La biomasse retient aussi l'attention de la Cour. Elle constate encore que les appels d'offres ont été particulièrement peu sélectifs, puisque l'état a parfois retenu l'ensemble des offres (p66). Cela peut s'expliquer par un faible taux de réalisation réel, puisque la CRE l'a estimé à 30% pour les appels d'offres précédents (p52 et p224). La Cour note que les projets de biomasse projettent de recourir significativement aux importations: cela représenterait un quart du total, avec des pointes à 77%. Tout ceci trouve une excellente illustration dans un encadré p67 à propos du projet de centrale biomasse d'E.On France. Ce projet était classé bon dernier par la CRE, mais a quand même été sélectionné par le gouvernement; il importera environ la moitié de son combustible.

L'énergie solaire a droit pour sa part à une volée de bois vert. Tout y est réuni: appels d'offres très peu sélectifs qui trouvent un prix plancher dans l'existence de tarifs de rachat, mauvais suivi du marché des panneaux solaires, prix intrinsèquement élevé. À tel point que, cette année, il est prévue que le solaire photovoltaïque absorbe les 2/3 de la CSPE destinées aux énergies renouvelables électriques. Pour une production 3 fois inférieure à l'éolien, il absorbe presque 4 fois plus de subventions. De plus, la Cour note à la suite de la CRE l'existence d'une fraude massive: dans la réponse de la CRE (p228), on apprend qu'en 2010, 99.7% des installations ont été déclarées comme intégrées au bâti, leur donnant droit à une prime. Comme noté dans cette réponse, les résultats des premiers contrôles aléatoires (...) entraînent de fortes suspicions sur la conformité de ce chiffre avec la réalité. On signale aussi des sous-déclarations de puissance — utiles pour bénéficier là encore d'un meilleur prix — de déclarations à la découpe, etc. Par ailleurs, dans le domaine de la production de chaleur, le solaire thermique emporterait une subvention superlative de plus de 10k€/tep produite soit quelques 20 fois plus que le soutien accordé au bois dans le même contexte (p88).

Que faire?

Les recommandations de la Cour se basent sur les avanies rencontrées par les différentes énergies et les divers processus utilisés. Il est clair qu'il y a des problèmes de méthode qui amènent à renchérir les coûts pour le contribuable. C'est donc naturellement que la Cour recommande qu'il faille choisir entre appels d'offres et tarifs de rachat fixes (p84), que les avis de la CRE soient plus systématiquement suivis, de se limiter aux filières les moins chères, à savoir l'éolien pour l'électricité et la biomasse dans la production de chaleur. La Cour recommande aussi de procéder à plus de contrôles dans les filières comme le photovoltaïque et de mettre fin à la prime d'intégration au bâti. La Cour montre aussi un certain penchant pour un système de primes de marché (p111) et elle recommande aussi de faire porter la CSPE sur l'ensemble des énergies et pas la seule électricité.

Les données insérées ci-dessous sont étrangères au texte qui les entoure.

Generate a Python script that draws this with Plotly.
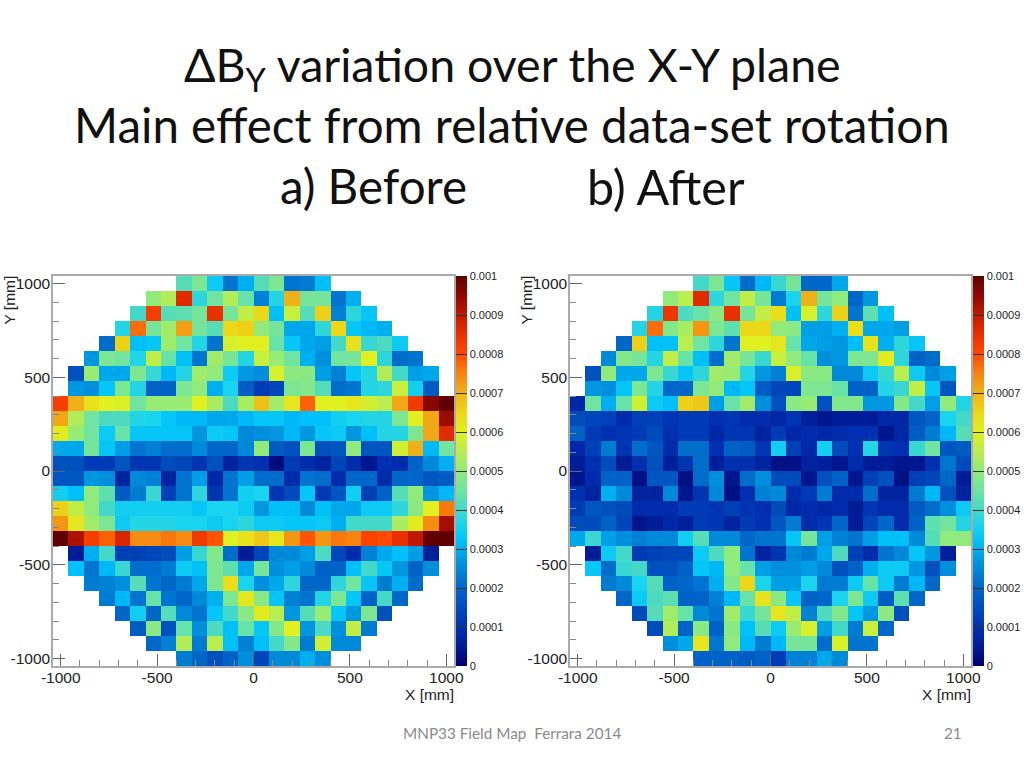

Un trait marquant des technologies dont le système d'aide est donné pour défaillant par la Cour est que l'État a voulu faire de la politique industrielle. Si le projet d'E.On a été retenu, c'est sans doute parce que des considérations d'emplois étaient en jeu. E.On a pour projet de fermer la plupart des centrales au charbon construites en leur temps par Charbonnages de France, on se doute qu'un projet de transformation permet d'éviter d'éventuels problèmes sociaux. Le prix élevé de l'éolien en mer est expliqué par la volonté de se placer sur un éventuel marché européen et par la nécessité de construire des moyens de production surdimensionnés par rapport aux besoins français qui en découle. La prime d'intégration au bâti dans le solaire photovoltaïque a été édicté pour favoriser l'industrie locale, censée être positionnée sur des produits à plus forte valeur ajoutée, mais semble avoir été principalement exploitée pour des fraudes ou des hangars agricoles. La sensibilité de l'état à des considérations autres que le rapport coût/bénéfice semblent donc être à l'origine des dérapages les plus voyants; c'est d'ailleurs un problème fort classique des politiques publiques dans tous les domaines.

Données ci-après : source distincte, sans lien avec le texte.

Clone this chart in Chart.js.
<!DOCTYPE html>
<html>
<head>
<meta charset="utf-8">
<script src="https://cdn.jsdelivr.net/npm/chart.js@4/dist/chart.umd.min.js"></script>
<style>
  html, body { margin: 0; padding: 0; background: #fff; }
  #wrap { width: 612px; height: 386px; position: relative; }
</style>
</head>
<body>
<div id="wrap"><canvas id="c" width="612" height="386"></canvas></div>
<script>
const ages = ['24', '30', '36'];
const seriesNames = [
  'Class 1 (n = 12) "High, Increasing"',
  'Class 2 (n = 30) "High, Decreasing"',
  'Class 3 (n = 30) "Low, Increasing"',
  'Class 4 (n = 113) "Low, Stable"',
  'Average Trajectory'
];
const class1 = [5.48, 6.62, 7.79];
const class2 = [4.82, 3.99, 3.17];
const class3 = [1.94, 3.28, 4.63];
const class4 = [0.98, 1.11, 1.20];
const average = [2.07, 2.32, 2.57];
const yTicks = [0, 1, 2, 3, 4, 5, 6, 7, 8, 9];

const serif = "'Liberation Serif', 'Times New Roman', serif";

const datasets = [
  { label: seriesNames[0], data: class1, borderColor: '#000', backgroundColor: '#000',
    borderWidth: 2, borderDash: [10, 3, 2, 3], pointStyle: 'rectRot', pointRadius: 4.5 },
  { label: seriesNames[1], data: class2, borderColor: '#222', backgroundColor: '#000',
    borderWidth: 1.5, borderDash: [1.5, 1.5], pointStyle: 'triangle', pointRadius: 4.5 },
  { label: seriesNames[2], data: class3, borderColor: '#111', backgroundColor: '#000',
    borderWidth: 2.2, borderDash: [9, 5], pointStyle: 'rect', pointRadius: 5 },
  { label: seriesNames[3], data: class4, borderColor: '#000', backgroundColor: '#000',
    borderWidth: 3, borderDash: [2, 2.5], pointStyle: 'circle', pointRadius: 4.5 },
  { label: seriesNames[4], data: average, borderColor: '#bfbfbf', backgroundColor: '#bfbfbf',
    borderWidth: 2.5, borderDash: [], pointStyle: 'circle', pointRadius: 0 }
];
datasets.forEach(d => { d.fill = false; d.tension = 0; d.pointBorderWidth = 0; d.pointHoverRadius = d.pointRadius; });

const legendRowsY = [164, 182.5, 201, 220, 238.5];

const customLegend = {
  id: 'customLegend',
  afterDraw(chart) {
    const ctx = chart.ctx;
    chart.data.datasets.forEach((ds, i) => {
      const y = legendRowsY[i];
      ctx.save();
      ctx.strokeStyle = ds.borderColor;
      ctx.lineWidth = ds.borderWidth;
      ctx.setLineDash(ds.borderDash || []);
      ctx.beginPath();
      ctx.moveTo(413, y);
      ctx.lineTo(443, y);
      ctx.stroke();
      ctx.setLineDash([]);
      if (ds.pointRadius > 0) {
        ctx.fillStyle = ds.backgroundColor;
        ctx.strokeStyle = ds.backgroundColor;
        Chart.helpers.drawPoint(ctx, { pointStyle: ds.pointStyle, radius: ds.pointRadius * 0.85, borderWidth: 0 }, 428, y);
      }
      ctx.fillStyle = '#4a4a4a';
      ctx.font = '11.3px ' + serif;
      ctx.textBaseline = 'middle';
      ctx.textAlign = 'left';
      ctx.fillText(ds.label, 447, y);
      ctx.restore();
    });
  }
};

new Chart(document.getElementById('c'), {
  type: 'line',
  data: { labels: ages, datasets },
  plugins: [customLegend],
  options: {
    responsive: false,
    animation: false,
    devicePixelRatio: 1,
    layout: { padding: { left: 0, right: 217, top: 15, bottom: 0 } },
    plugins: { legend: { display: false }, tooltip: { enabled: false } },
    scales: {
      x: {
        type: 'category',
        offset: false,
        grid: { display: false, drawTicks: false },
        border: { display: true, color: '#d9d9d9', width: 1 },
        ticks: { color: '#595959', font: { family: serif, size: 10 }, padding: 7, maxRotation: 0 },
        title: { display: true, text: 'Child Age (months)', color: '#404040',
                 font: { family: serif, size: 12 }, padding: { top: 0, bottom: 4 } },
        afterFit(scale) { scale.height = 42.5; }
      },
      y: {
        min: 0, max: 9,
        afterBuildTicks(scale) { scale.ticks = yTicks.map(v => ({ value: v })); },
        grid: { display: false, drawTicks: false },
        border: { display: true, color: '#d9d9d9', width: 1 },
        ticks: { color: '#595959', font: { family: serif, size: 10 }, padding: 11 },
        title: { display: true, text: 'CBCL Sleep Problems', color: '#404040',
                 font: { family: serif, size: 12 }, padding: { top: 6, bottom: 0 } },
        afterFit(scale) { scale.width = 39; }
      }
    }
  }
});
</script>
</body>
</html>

La Cour dénonce aussi cet état de fait en comparant les diverses technologies. Le système d'aide est d'abord basé sur les coûts de chaque technologie: un prix d'achat est déterminé pour chaque technologie, pas pour la contribution à la réduction des émissions de gaz à effet de serre ou la production pure. Cette façon de faire pose problème lorsque des baisses de prix se produisent, ce qui est espéré, particulièrement pour les moyens de production les plus chers. Évidemment, le solaire photovoltaïque a vu ses coûts plonger depuis des niveaux stratosphériques et a surpris tous les gouvernements européens ou presque. Des bulles basées sur de hauts niveaux de subvention se sont formées entre 2008 et 2012, par exemple, en Espagne, en France, en Allemagne et en Italie. Le solaire photovoltaïque est responsable de l'explosion de la taxe «renouvelables» en Allemagne et pose de graves difficultés au gouvernement espagnol. La Cour remarque aussi que ce type de système est fondamentalement vicié, puisqu'il aboutit à soutenir une filière quelqu'en soit le coût (p115). Elle propose donc logiquement de soutenir d'abord les filières les moins chères, l'éolien pour l'électricité, le bois pour la chaleur. Dans le même cadre, elle propose aussi de passer sur un système de prime de marché (p111), de limiter sévèrement le recours aux appels d'offres qui n'ont pas franchement fait la preuve de leur efficacité dans ce domaine et de se baser sur une valeur dite tutélaire de la tonne de CO₂ évitée — c'est dire une valeur déterminée par décret — pour évaluer les bénéfices. C'est une position proche de celle que j'avais exprimée jadis. La Cour approuve aussi l'idée sous-jacente au système de soutien au solaire photovoltaïque rénové: il s'agit en gros de prévoir des baisses de prix à chaque fois que des seuils de capacité installée sont atteints, ce qui revient à prévoir à l'avance combien on veut dépenser sur une technologie.

Il n'aura pas échappé aux habitués de ce blog que j'approuve globalement les conclusions de la Cour en ce qui concerne les problèmes de la politique de soutien aux énergies renouvelables. Le problème majeur est que les prix payés sont déterminés par technologie et en fonction d'impératifs qui n'ont en fait rien à voir avec l'objectif officiellement proclamé, qu'il s'agisse de la proportion d'énergies renouvelables ou de la réduction des émissions de CO₂. Toutefois, il faut bien remarquer que ce type de politique qui ne tient pas compte des coûts est un classique dans le domaine des politiques publiques, mais que cet aspect est renforcé par l'ambition des objectifs à atteindre ainsi que par la difficulté de l'évaluation des bénéfices.